* [Task data]:
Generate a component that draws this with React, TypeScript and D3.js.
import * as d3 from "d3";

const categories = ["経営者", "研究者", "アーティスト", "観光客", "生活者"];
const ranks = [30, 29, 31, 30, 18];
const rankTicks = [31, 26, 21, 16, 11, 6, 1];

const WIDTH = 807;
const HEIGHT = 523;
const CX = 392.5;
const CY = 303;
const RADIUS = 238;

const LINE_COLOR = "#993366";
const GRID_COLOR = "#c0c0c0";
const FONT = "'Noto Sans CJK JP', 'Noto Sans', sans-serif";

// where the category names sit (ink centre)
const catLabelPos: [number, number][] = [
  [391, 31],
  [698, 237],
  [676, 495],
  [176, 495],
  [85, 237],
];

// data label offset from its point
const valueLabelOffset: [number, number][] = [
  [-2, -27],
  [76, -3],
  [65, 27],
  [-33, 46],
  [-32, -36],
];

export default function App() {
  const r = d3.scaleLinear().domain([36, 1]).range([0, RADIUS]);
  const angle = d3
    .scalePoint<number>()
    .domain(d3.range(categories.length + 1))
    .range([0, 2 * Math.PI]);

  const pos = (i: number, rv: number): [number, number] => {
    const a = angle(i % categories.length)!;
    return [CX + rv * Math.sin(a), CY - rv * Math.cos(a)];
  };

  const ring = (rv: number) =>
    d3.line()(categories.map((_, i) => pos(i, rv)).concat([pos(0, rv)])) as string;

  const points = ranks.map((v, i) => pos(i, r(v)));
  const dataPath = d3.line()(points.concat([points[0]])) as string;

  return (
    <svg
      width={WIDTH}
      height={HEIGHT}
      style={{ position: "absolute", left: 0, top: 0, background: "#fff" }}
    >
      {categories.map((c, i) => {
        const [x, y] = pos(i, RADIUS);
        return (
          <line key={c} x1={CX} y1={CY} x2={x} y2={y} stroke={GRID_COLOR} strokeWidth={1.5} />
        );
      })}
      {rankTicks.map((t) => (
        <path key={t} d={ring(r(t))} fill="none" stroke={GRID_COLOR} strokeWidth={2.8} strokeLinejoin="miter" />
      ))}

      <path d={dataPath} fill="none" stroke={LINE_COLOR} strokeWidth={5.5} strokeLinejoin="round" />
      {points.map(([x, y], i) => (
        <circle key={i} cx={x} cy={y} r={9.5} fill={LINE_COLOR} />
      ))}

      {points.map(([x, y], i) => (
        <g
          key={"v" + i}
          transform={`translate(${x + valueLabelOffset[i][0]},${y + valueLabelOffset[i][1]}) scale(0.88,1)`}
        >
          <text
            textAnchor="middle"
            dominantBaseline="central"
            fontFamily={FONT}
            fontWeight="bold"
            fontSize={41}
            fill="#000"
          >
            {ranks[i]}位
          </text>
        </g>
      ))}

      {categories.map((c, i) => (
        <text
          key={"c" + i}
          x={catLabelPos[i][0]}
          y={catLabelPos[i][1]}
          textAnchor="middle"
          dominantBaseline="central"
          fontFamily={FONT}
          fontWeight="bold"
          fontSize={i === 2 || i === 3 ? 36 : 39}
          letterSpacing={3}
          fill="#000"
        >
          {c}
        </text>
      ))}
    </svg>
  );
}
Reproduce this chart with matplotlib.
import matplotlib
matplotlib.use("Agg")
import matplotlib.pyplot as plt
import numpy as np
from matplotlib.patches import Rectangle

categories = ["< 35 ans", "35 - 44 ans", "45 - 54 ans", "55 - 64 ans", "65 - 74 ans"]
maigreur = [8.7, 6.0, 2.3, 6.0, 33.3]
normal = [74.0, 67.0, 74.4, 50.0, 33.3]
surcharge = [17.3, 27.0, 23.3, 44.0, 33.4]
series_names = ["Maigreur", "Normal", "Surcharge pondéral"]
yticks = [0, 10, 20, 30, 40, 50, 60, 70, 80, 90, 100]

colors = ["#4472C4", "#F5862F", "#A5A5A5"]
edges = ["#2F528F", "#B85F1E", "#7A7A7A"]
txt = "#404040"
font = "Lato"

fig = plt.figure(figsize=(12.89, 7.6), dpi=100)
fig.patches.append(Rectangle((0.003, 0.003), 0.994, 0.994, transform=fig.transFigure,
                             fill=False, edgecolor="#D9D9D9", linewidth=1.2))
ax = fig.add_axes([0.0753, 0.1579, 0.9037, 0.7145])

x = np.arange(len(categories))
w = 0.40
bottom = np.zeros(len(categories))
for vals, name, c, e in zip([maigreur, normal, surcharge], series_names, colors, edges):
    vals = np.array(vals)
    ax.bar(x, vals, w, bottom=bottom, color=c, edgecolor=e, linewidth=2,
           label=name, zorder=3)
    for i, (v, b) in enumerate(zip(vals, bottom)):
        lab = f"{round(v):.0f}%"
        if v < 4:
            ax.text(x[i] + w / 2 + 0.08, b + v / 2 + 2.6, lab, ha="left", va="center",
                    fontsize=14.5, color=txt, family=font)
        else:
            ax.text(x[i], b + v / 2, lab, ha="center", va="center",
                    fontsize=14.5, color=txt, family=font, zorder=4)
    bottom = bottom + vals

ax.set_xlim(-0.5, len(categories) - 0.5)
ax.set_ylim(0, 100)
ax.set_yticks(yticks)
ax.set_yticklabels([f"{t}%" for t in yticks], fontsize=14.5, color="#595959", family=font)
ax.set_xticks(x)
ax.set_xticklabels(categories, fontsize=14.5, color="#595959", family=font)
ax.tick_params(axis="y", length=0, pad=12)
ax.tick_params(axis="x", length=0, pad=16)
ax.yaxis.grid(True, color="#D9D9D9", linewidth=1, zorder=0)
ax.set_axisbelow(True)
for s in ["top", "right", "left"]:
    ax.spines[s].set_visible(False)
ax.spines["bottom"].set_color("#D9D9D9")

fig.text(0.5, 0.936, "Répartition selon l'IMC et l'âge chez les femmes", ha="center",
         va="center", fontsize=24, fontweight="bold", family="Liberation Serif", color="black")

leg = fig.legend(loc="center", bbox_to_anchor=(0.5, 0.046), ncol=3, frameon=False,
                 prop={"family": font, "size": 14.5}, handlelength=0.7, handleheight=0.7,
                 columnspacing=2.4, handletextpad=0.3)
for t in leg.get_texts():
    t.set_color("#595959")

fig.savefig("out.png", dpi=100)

* [Required task]:
Please quote every record above exactly as it appears.

* [Result for this exercise]:
Generate a component that draws this with React, TypeScript and D3.js.
import * as d3 from "d3";

const categories = ["経営者", "研究者", "アーティスト", "観光客", "生活者"];
const ranks = [30, 29, 31, 30, 18];
const rankTicks = [31, 26, 21, 16, 11, 6, 1];

const WIDTH = 807;
const HEIGHT = 523;
const CX = 392.5;
const CY = 303;
const RADIUS = 238;

const LINE_COLOR = "#993366";
const GRID_COLOR = "#c0c0c0";
const FONT = "'Noto Sans CJK JP', 'Noto Sans', sans-serif";

// where the category names sit (ink centre)
const catLabelPos: [number, number][] = [
  [391, 31],
  [698, 237],
  [676, 495],
  [176, 495],
  [85, 237],
];

// data label offset from its point
const valueLabelOffset: [number, number][] = [
  [-2, -27],
  [76, -3],
  [65, 27],
  [-33, 46],
  [-32, -36],
];

export default function App() {
  const r = d3.scaleLinear().domain([36, 1]).range([0, RADIUS]);
  const angle = d3
    .scalePoint<number>()
    .domain(d3.range(categories.length + 1))
    .range([0, 2 * Math.PI]);

  const pos = (i: number, rv: number): [number, number] => {
    const a = angle(i % categories.length)!;
    return [CX + rv * Math.sin(a), CY - rv * Math.cos(a)];
  };

  const ring = (rv: number) =>
    d3.line()(categories.map((_, i) => pos(i, rv)).concat([pos(0, rv)])) as string;

  const points = ranks.map((v, i) => pos(i, r(v)));
  const dataPath = d3.line()(points.concat([points[0]])) as string;

  return (
    <svg
      width={WIDTH}
      height={HEIGHT}
      style={{ position: "absolute", left: 0, top: 0, background: "#fff" }}
    >
      {categories.map((c, i) => {
        const [x, y] = pos(i, RADIUS);
        return (
          <line key={c} x1={CX} y1={CY} x2={x} y2={y} stroke={GRID_COLOR} strokeWidth={1.5} />
        );
      })}
      {rankTicks.map((t) => (
        <path key={t} d={ring(r(t))} fill="none" stroke={GRID_COLOR} strokeWidth={2.8} strokeLinejoin="miter" />
      ))}

      <path d={dataPath} fill="none" stroke={LINE_COLOR} strokeWidth={5.5} strokeLinejoin="round" />
      {points.map(([x, y], i) => (
        <circle key={i} cx={x} cy={y} r={9.5} fill={LINE_COLOR} />
      ))}

      {points.map(([x, y], i) => (
        <g
          key={"v" + i}
          transform={`translate(${x + valueLabelOffset[i][0]},${y + valueLabelOffset[i][1]}) scale(0.88,1)`}
        >
          <text
            textAnchor="middle"
            dominantBaseline="central"
            fontFamily={FONT}
            fontWeight="bold"
            fontSize={41}
            fill="#000"
          >
            {ranks[i]}位
          </text>
        </g>
      ))}

      {categories.map((c, i) => (
        <text
          key={"c" + i}
          x={catLabelPos[i][0]}
          y={catLabelPos[i][1]}
          textAnchor="middle"
          dominantBaseline="central"
          fontFamily={FONT}
          fontWeight="bold"
          fontSize={i === 2 || i === 3 ? 36 : 39}
          letterSpacing={3}
          fill="#000"
        >
          {c}
        </text>
      ))}
    </svg>
  );
}
Reproduce this chart with matplotlib.
import matplotlib
matplotlib.use("Agg")
import matplotlib.pyplot as plt
import numpy as np
from matplotlib.patches import Rectangle

categories = ["< 35 ans", "35 - 44 ans", "45 - 54 ans", "55 - 64 ans", "65 - 74 ans"]
maigreur = [8.7, 6.0, 2.3, 6.0, 33.3]
normal = [74.0, 67.0, 74.4, 50.0, 33.3]
surcharge = [17.3, 27.0, 23.3, 44.0, 33.4]
series_names = ["Maigreur", "Normal", "Surcharge pondéral"]
yticks = [0, 10, 20, 30, 40, 50, 60, 70, 80, 90, 100]

colors = ["#4472C4", "#F5862F", "#A5A5A5"]
edges = ["#2F528F", "#B85F1E", "#7A7A7A"]
txt = "#404040"
font = "Lato"

fig = plt.figure(figsize=(12.89, 7.6), dpi=100)
fig.patches.append(Rectangle((0.003, 0.003), 0.994, 0.994, transform=fig.transFigure,
                             fill=False, edgecolor="#D9D9D9", linewidth=1.2))
ax = fig.add_axes([0.0753, 0.1579, 0.9037, 0.7145])

x = np.arange(len(categories))
w = 0.40
bottom = np.zeros(len(categories))
for vals, name, c, e in zip([maigreur, normal, surcharge], series_names, colors, edges):
    vals = np.array(vals)
    ax.bar(x, vals, w, bottom=bottom, color=c, edgecolor=e, linewidth=2,
           label=name, zorder=3)
    for i, (v, b) in enumerate(zip(vals, bottom)):
        lab = f"{round(v):.0f}%"
        if v < 4:
            ax.text(x[i] + w / 2 + 0.08, b + v / 2 + 2.6, lab, ha="left", va="center",
                    fontsize=14.5, color=txt, family=font)
        else:
            ax.text(x[i], b + v / 2, lab, ha="center", va="center",
                    fontsize=14.5, color=txt, family=font, zorder=4)
    bottom = bottom + vals

ax.set_xlim(-0.5, len(categories) - 0.5)
ax.set_ylim(0, 100)
ax.set_yticks(yticks)
ax.set_yticklabels([f"{t}%" for t in yticks], fontsize=14.5, color="#595959", family=font)
ax.set_xticks(x)
ax.set_xticklabels(categories, fontsize=14.5, color="#595959", family=font)
ax.tick_params(axis="y", length=0, pad=12)
ax.tick_params(axis="x", length=0, pad=16)
ax.yaxis.grid(True, color="#D9D9D9", linewidth=1, zorder=0)
ax.set_axisbelow(True)
for s in ["top", "right", "left"]:
    ax.spines[s].set_visible(False)
ax.spines["bottom"].set_color("#D9D9D9")

fig.text(0.5, 0.936, "Répartition selon l'IMC et l'âge chez les femmes", ha="center",
         va="center", fontsize=24, fontweight="bold", family="Liberation Serif", color="black")

leg = fig.legend(loc="center", bbox_to_anchor=(0.5, 0.046), ncol=3, frameon=False,
                 prop={"family": font, "size": 14.5}, handlelength=0.7, handleheight=0.7,
                 columnspacing=2.4, handletextpad=0.3)
for t in leg.get_texts():
    t.set_color("#595959")

fig.savefig("out.png", dpi=100)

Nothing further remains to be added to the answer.